- TASK DIRECTIONS
Starting with the first line below, extract each line through the one that contains "import * as", inclusive, excluding pictures.
_ _ _
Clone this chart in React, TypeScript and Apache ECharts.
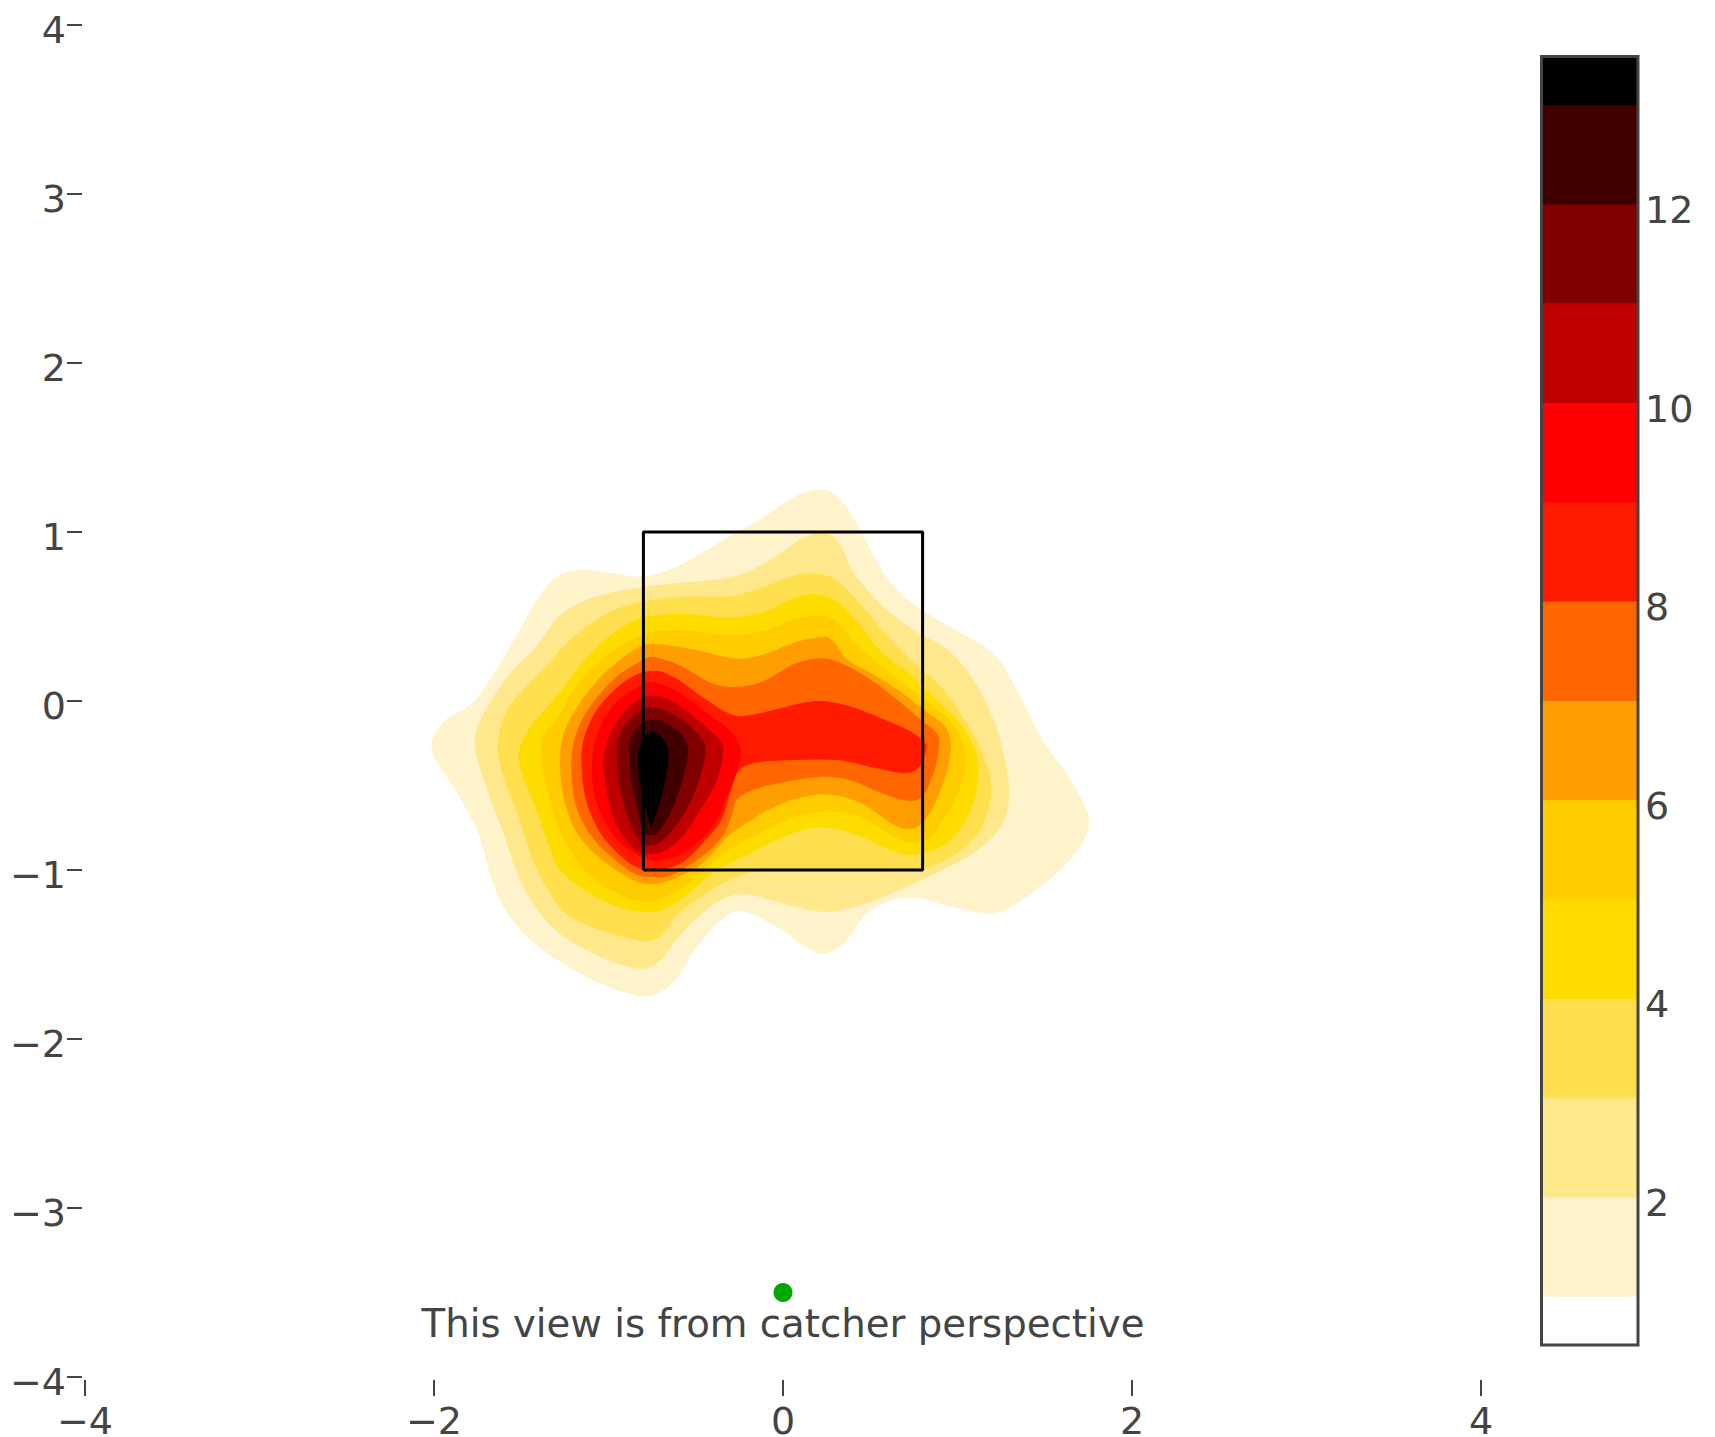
import React, { useEffect, useRef } from "react";
import * as echarts from "echarts";

type P = number[];
const level1: P[] = [[.227,1.253],[.333,1.189],[.438,1.021],[.57,.768],[.729,.589],[.966,.432],[1.204,.284],[1.336,.074],[1.494,-.242],[1.653,-.474],[1.753,-.705],[1.679,-.895],[1.494,-1.084],[1.283,-1.231],[1.151,-1.257],[.94,-1.21],[.755,-1.164],[.597,-1.189],[.465,-1.274],[.359,-1.421],[.24,-1.497],[.121,-1.452],[-.037,-1.337],[-.235,-1.242],[-.354,-1.295],[-.486,-1.442],[-.618,-1.652],[-.75,-1.743],[-.882,-1.732],[-1.067,-1.663],[-1.304,-1.526],[-1.463,-1.4],[-1.595,-1.231],[-1.674,-1.042],[-1.753,-.768],[-1.885,-.516],[-1.991,-.347],[-2.012,-.242],[-1.938,-.116],[-1.779,-.011],[-1.647,.179],[-1.515,.41],[-1.383,.642],[-1.278,.747],[-1.146,.777],[-.961,.754],[-.803,.737],[-.644,.779],[-.486,.863],[-.301,.979],[-.116,1.084],[.069,1.21]];
const level2: P[] = [[.253,.989],[.333,.916],[.399,.768],[.544,.589],[.729,.432],[.94,.305],[1.098,.116],[1.23,-.179],[1.296,-.516],[1.257,-.726],[1.125,-.874],[.913,-1],[.649,-1.126],[.438,-1.21],[.24,-1.248],[.042,-1.21],[-.143,-1.158],[-.275,-1.147],[-.407,-1.21],[-.565,-1.358],[-.697,-1.526],[-.789,-1.583],[-.908,-1.568],[-1.067,-1.505],[-1.278,-1.379],[-1.41,-1.231],[-1.515,-1.042],[-1.608,-.768],[-1.713,-.474],[-1.766,-.263],[-1.727,-.095],[-1.568,.158],[-1.41,.326],[-1.291,.495],[-1.146,.589],[-.935,.653],[-.644,.695],[-.407,.716],[-.222,.758],[-.063,.842],[.121,.968]];
const level3: P[] = [[.187,.754],[.306,.716],[.438,.579],[.597,.389],[.755,.221],[.913,.074],[1.032,-.095],[1.125,-.263],[1.191,-.474],[1.177,-.642],[1.098,-.81],[.94,-.937],[.781,-.996],[.57,-1.004],[.306,-1.004],[.042,-1],[-.195,-1.017],[-.354,-1.084],[-.512,-1.189],[-.618,-1.274],[-.671,-1.358],[-.75,-1.417],[-.855,-1.41],[-1.04,-1.358],[-1.225,-1.274],[-1.331,-1.147],[-1.436,-.937],[-1.515,-.684],[-1.608,-.432],[-1.634,-.242],[-1.568,-.032],[-1.383,.179],[-1.212,.368],[-1.014,.516],[-.803,.589],[-.565,.617],[-.301,.621],[-.116,.674],[.069,.743]];
const level4: P[] = [[.187,.632],[.306,.589],[.438,.453],[.57,.284],[.729,.158],[.874,.011],[1.019,-.137],[1.111,-.326],[1.111,-.516],[1.045,-.705],[.94,-.842],[.781,-.905],[.649,-.895],[.438,-.8],[.24,-.747],[.042,-.789],[-.195,-.905],[-.407,-1.021],[-.539,-1.137],[-.671,-1.227],[-.763,-1.248],[-.908,-1.231],[-1.093,-1.147],[-1.278,-1],[-1.357,-.81],[-1.423,-.621],[-1.502,-.41],[-1.51,-.284],[-1.436,-.137],[-1.278,.053],[-1.172,.2],[-1.04,.347],[-.855,.474],[-.697,.512],[-.512,.512],[-.301,.495],[-.116,.526],[.069,.611]];
const level5: P[] = [[.214,.505],[.306,.474],[.399,.358],[.544,.221],[.689,.105],[.834,-.011],[.966,-.126],[1.032,-.263],[1.04,-.432],[.966,-.621],[.861,-.789],[.781,-.836],[.663,-.815],[.438,-.684],[.24,-.653],[.042,-.695],[-.143,-.789],[-.301,-.874],[-.407,-.958],[-.539,-1.074],[-.671,-1.158],[-.763,-1.183],[-.882,-1.168],[-1.04,-1.084],[-1.172,-.958],[-1.278,-.768],[-1.344,-.558],[-1.383,-.368],[-1.378,-.221],[-1.291,-.095],[-1.172,.105],[-1.027,.253],[-.855,.368],[-.697,.415],[-.512,.415],[-.301,.389],[-.116,.415],[.069,.484]];
const level6: P[] = [[.227,.379],[.293,.347],[.372,.242],[.517,.158],[.676,.053],[.808,-.053],[.927,-.147],[.961,-.263],[.94,-.41],[.874,-.6],[.795,-.726],[.715,-.758],[.623,-.726],[.438,-.6],[.24,-.552],[.042,-.589],[-.116,-.663],[-.301,-.789],[-.38,-.874],[-.486,-.979],[-.644,-1.059],[-.75,-1.084],[-.855,-1.063],[-1.014,-.958],[-1.146,-.832],[-1.225,-.684],[-1.272,-.474],[-1.272,-.263],[-1.225,-.116],[-1.119,.053],[-.987,.2],[-.829,.316],[-.723,.337],[-.512,.305],[-.275,.253],[-.116,.274],[.069,.347]];
const level7: P[] = [[.227,.253],[.359,.211],[.517,.116],[.676,-.011],[.808,-.126],[.887,-.2],[.892,-.284],[.861,-.432],[.795,-.568],[.702,-.589],[.544,-.537],[.399,-.474],[.24,-.448],[.042,-.474],[-.143,-.516],[-.261,-.579],[-.296,-.684],[-.354,-.81],[-.486,-.937],[-.644,-1.031],[-.75,-1.042],[-.855,-1.021],[-1.014,-.895],[-1.119,-.768],[-1.185,-.621],[-1.212,-.432],[-1.199,-.242],[-1.119,-.053],[-.961,.137],[-.803,.242],[-.737,.259],[-.591,.211],[-.407,.105],[-.261,.084],[-.116,.116],[.069,.221]];
const level8: P[] = [[.227,0],[.385,-.032],[.57,-.105],[.729,-.179],[.808,-.242],[.821,-.284],[.781,-.389],[.702,-.427],[.544,-.4],[.372,-.358],[.24,-.347],[-.011,-.352],[-.169,-.368],[-.261,-.421],[-.301,-.537],[-.354,-.705],[-.433,-.81],[-.565,-.947],[-.697,-1],[-.776,-1],[-.882,-.958],[-1.027,-.81],[-1.119,-.621],[-1.151,-.432],[-1.146,-.242],[-1.067,-.053],[-.908,.116],[-.75,.179],[-.618,.137],[-.459,.021],[-.301,-.078],[-.195,-.084],[-.011,-.042],[.095,-.015]];
const level9: P[] = [[-.75,.112],[-.618,.063],[-.459,-.053],[-.301,-.179],[-.243,-.284],[-.261,-.41],[-.327,-.579],[-.407,-.747],[-.565,-.895],[-.697,-.941],[-.776,-.937],[-.908,-.863],[-1.014,-.726],[-1.08,-.558],[-1.093,-.368],[-1.067,-.2],[-.961,-.011],[-.829,.084]];
const level10: P[] = [[-.75,.032],[-.618,-.011],[-.459,-.137],[-.354,-.242],[-.346,-.326],[-.38,-.474],[-.459,-.621],[-.565,-.789],[-.671,-.884],[-.75,-.905],[-.829,-.895],[-.908,-.81],[-.974,-.684],[-1.019,-.474],[-1.022,-.305],[-.961,-.137],[-.855,-.011]];
const level11: P[] = [[-.75,-.036],[-.618,-.084],[-.512,-.168],[-.446,-.263],[-.459,-.389],[-.512,-.558],[-.591,-.705],[-.684,-.821],[-.75,-.853],[-.816,-.832],[-.882,-.705],[-.935,-.516],[-.953,-.347],[-.935,-.2],[-.855,-.084]];
const level12: P[] = [[-.75,-.109],[-.644,-.147],[-.565,-.221],[-.544,-.305],[-.578,-.474],[-.644,-.663],[-.71,-.768],[-.75,-.794],[-.803,-.768],[-.842,-.6],[-.876,-.432],[-.882,-.263],[-.842,-.168]];
const level13: P[] = [[-.755,-.183],[-.7,-.21],[-.658,-.29],[-.665,-.41],[-.7,-.58],[-.74,-.7],[-.755,-.746],[-.77,-.7],[-.8,-.58],[-.825,-.45],[-.83,-.32],[-.8,-.22]];
const contours = [level1, level2, level3, level4, level5, level6, level7, level8, level9, level10, level11, level12, level13];

const bandColors = ["#fff3cc", "#ffe88c", "#ffdf4d", "#ffdc00", "#ffcc00", "#ff9e00", "#ff6600", "#ff1a00", "#ff0000", "#c00000", "#800000", "#400000", "#000000"];
const bandEdges = [1, 2, 3, 4, 5, 6, 7, 8, 9, 10, 11, 12, 13, 13.5];
const barTicks = [2, 4, 6, 8, 10, 12];
const strikeZone = [[-0.8, -1], [0.8, -1], [0.8, 1], [-0.8, 1], [-0.8, -1]];
const plateMarker = [[0, -3.5]];
const note = "This view is from catcher perspective";
const FONT = "DejaVu Sans";
const INK = "#444444";

function smoothClosed(pts: number[][]): number[][] {
  const out: number[][] = [];
  const n = pts.length;
  for (let i = 0; i < n; i++) {
    const a = pts[(i - 1 + n) % n], b = pts[i], c = pts[(i + 1) % n], d = pts[(i + 2) % n];
    for (let k = 0; k < 8; k++) {
      const t = k / 8, t2 = t * t, t3 = t2 * t;
      out.push([0, 1].map((j) => 0.5 * (2 * b[j] + (c[j] - a[j]) * t + (2 * a[j] - 5 * b[j] + 4 * c[j] - d[j]) * t2 + (3 * b[j] - a[j] - 3 * c[j] + d[j]) * t3)));
    }
  }
  return out;
}

export default function App() {
  const ref = useRef<HTMLDivElement>(null);
  useEffect(() => {
    document.body.style.margin = "0";
    document.body.style.overflow = "hidden";
    const chart = echarts.init(ref.current!, null, { renderer: "svg" });
    const minusFmt = (v: number) => String(v).replace("-", "\u2212");
    chart.setOption({
      animation: false,
      backgroundColor: "#ffffff",
      grid: [
        { left: 85, top: 25, width: 1396, height: 1352, show: false, outerBoundsMode: "none" },
        { left: 1540, top: 55, width: 99, height: 1291, show: false, outerBoundsMode: "none" },
      ],
      xAxis: [
        {
          type: "value", gridIndex: 0, min: -4, max: 4, interval: 2, offset: 3,
          axisLine: { show: false, onZero: false }, splitLine: { show: false },
          axisTick: { show: true, length: 16, lineStyle: { color: INK, width: 2 } },
          axisLabel: { fontFamily: FONT, fontSize: 38, lineHeight: 28, color: INK, margin: 27, formatter: minusFmt, hideOverlap: false },
        },
        { type: "value", gridIndex: 1, min: 0, max: 1, show: false },
      ],
      yAxis: [
        {
          type: "value", gridIndex: 0, min: -4, max: 4, interval: 1, offset: 3,
          axisLine: { show: false, onZero: false }, splitLine: { show: false },
          axisTick: { show: true, length: 15, lineStyle: { color: INK, width: 2 } },
          axisLabel: { fontFamily: FONT, fontSize: 38, lineHeight: 10, verticalAlign: "top", color: INK, margin: 16, formatter: minusFmt },
        },
        {
          type: "value", gridIndex: 1, min: 0.5, max: 13.5, position: "right",
          axisLine: { show: false, onZero: false }, splitLine: { show: false }, axisTick: { show: false },
          axisLabel: { fontFamily: FONT, fontSize: 38, lineHeight: 12, verticalAlign: "top", color: INK, margin: 6, customValues: barTicks },
        },
      ],
      series: [
        {
          type: "custom", xAxisIndex: 0, yAxisIndex: 0, z: 2, clip: false, silent: true,
          data: contours.map((_, i) => [i]),
          renderItem: (params: any, api: any) => ({
            type: "polygon",
            shape: { points: smoothClosed(contours[params.dataIndex].map((p) => api.coord(p))) },
            style: { fill: bandColors[params.dataIndex] },
          }),
        },
        {
          type: "line", xAxisIndex: 0, yAxisIndex: 0, z: 4, data: strikeZone, symbol: "none", silent: true,
          lineStyle: { color: "#000000", width: 3 },
        },
        {
          type: "scatter", xAxisIndex: 0, yAxisIndex: 0, z: 5, data: plateMarker, symbolSize: 19, silent: true,
          itemStyle: { color: "#00a800", opacity: 1 },
          label: { show: true, position: "bottom", distance: 2, formatter: note, fontFamily: FONT, fontSize: 38.7, color: INK, opacity: 1 },
        },
        {
          type: "custom", xAxisIndex: 1, yAxisIndex: 1, z: 2, silent: true,
          data: bandColors.map((_, i) => [bandEdges[i], bandEdges[i + 1]]),
          renderItem: (params: any, api: any) => {
            const a = api.coord([0, api.value(0)]);
            const b = api.coord([1, api.value(1)]);
            return {
              type: "rect",
              shape: { x: a[0], y: b[1], width: b[0] - a[0], height: a[1] - b[1] + 0.5 },
              style: { fill: bandColors[params.dataIndex] },
            };
          },
        },
        {
          type: "custom", xAxisIndex: 1, yAxisIndex: 1, z: 4, silent: true, clip: false,
          data: [[0.5, 13.5]],
          renderItem: (_: any, api: any) => {
            const a = api.coord([0, api.value(0)]);
            const b = api.coord([1, api.value(1)]);
            return {
              type: "rect",
              shape: { x: a[0] + 1.5, y: b[1] + 1.5, width: b[0] - a[0] - 2.5, height: a[1] - b[1] - 2.5 },
              style: { fill: "none", stroke: INK, lineWidth: 3 },
            };
          },
        },
      ],
    });
    return () => chart.dispose();
  }, []);
  return <div ref={ref} style={{ width: 1715, height: 1437 }} />;
}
_ _ _
- TASK RESULT
Clone this chart in React, TypeScript and Apache ECharts.
import React, { useEffect, useRef } from "react";
import * as echarts from "echarts";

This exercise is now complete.